The cut would also, very importantly, allow the ground floor halls to be connected to one another below ground so that they could work together for large events or activities whilst maintaining public access through the buildings.
Continuing the legacy of food, new kiosks could be introduced. The stalls would bring new life and activity to the Grand Avenue with micro industries and independent food and drink start-ups making and selling produce on site and providing training and cookery lessons.
Basement hall and multi-purpose box
The current underground spaces are cavernous and could be transformed into a new and exciting underground world that supports the best creative talent the UK has to offer, with flexible showcasing spaces that complement the above ground uses reached via lifts and the new opening in the Grand Avenue.
The basement could also accommodate a state of the art performance space that would provide the multi-media experience audiences will expect in the future from great destinations – be that an award ceremony or supporting a local performance.
An all-seasons garden
A delicate glass roof would allow for the creation of a physic garden as part of the winding granite setts of the Victorian Rotunda ramp, a truly unique space within the City and a fitting threshold between the buildings and the wider Smithfield public realm.
These first Smithfield images will be added to as further detail on the concept designs emerge next year as the City Corporation develops its material to submit as part of the Private Bill process to move all three wholesale food markets to Dagenham Dock in East London.
Catherine McGuinness, Policy Chair at the City of London Corporation, said:
“These new concept designs showcase our commitment to restoring and reimagining the Smithfield East and West Market buildings and Rotunda as a new and exciting destination that reflects their traditional role in the capital’s food chain while also opening up new cultural and entertainment spaces for the public.
“These proposals are not only a key part of our wider ambition to create a vibrant and new world-class Culture Mile at the heart of the historic Square Mile, but they will also support the City’s recovery and reinvention following the pandemic.
“The Square Mile will no longer just be a destination for workers – it will attract new visitors and communities throughout the year, bringing a new cultural and creative offer to this part of the capital.”
David West, Founding Director of Studio Egret West, said:
“Smithfield Market constitutes a collection of unique spaces, above and below ground. Our approach is to enhance what is there, to celebrate the multi-layered, metropolitan character of the place and to release its full potential through a series of unlocking moves. We envisage a demand for year-round public realm and airy ‘inside-outside’ spaces, especially in the aftermath of Covid-19. Smithfield can provide a plethora of flexible creative, cultural and commercial spaces for the public to enjoy.”

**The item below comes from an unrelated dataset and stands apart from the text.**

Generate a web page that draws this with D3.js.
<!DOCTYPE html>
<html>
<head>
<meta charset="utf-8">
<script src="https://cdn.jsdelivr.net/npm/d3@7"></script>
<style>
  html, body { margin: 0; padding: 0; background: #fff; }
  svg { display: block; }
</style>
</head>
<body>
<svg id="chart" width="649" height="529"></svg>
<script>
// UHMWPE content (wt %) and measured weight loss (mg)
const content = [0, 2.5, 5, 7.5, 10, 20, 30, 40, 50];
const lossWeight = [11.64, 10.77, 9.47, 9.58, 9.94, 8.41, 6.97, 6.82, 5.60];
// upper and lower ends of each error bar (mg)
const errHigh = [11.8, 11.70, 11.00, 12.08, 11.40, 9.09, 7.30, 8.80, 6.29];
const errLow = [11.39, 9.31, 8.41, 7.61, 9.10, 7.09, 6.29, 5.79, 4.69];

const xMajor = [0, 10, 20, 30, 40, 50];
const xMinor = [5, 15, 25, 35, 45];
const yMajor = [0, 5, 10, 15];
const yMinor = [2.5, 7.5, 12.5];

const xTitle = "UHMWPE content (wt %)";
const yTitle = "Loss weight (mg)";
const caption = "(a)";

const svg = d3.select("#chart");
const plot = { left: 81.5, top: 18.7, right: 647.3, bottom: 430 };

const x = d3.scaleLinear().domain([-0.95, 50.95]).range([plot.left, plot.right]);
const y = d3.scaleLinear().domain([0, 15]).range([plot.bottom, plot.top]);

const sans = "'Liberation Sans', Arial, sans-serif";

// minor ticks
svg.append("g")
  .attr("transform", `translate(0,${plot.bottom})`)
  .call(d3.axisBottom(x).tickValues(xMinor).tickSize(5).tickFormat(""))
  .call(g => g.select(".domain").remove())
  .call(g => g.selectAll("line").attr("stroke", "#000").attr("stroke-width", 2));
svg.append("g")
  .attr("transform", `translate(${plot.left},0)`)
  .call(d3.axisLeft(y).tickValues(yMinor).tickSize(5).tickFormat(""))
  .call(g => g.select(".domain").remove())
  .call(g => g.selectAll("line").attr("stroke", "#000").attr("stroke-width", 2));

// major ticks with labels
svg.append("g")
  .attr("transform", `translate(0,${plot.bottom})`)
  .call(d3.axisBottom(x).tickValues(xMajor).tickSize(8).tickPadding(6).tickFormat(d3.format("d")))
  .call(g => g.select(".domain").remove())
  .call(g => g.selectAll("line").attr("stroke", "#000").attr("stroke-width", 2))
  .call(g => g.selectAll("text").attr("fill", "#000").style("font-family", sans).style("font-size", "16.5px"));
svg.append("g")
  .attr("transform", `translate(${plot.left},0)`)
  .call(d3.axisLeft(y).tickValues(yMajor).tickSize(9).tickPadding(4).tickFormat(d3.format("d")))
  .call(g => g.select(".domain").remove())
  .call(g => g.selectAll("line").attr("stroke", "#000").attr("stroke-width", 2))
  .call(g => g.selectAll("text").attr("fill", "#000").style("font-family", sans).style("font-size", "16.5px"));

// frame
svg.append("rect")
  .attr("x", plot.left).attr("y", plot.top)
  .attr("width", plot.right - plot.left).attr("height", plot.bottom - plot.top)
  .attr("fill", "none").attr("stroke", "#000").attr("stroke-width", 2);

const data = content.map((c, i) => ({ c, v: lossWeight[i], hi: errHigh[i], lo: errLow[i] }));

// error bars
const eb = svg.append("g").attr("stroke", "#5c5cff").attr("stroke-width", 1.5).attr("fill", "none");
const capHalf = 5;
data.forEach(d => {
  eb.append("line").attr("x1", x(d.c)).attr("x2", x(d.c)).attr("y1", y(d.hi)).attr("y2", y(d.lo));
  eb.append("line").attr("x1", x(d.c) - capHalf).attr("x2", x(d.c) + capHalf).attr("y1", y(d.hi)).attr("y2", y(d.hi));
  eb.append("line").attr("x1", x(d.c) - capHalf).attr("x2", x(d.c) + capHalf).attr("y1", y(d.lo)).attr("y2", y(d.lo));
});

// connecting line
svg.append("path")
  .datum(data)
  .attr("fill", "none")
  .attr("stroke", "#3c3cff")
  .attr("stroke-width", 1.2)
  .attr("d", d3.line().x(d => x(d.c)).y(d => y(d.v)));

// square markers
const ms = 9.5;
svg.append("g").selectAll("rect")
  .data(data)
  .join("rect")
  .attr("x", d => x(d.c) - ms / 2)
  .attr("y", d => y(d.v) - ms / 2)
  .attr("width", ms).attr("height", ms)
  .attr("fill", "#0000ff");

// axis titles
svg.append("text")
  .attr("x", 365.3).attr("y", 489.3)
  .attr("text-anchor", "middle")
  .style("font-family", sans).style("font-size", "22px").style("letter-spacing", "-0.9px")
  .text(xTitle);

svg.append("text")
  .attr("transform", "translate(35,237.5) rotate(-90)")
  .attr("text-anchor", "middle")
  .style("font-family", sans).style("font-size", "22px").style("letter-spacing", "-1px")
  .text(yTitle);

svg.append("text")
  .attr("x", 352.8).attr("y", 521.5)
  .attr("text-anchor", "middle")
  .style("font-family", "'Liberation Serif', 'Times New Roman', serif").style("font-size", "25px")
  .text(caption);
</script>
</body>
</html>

The images released today show updated concept designs on how the Smithfield East and West Market buildings and Rotunda could look and what they could be used for in the future. They have been designed by Studio Egret West (SEW), who were appointed as the lead architects for this project in January of this year by the City Corporation. SEW are supported by Alan Baxter Associates, Donald Insall Associates, Max Fordham, Greengage, Spiers and Major, PT Projects, Deloitte, Iceni, and This Must Be The Place.
You can visit www.wholesalemarkets.co.uk/smithfield to find out more about the plans and the feedback received during the public engagement earlier this summer.
The City of London Corporation, which owns and manages Smithfield, New Spitalfields and Billingsgate Wholesale Food Markets, is the fourth largest funder of heritage and cultural activities in the UK and invests over £100m every year.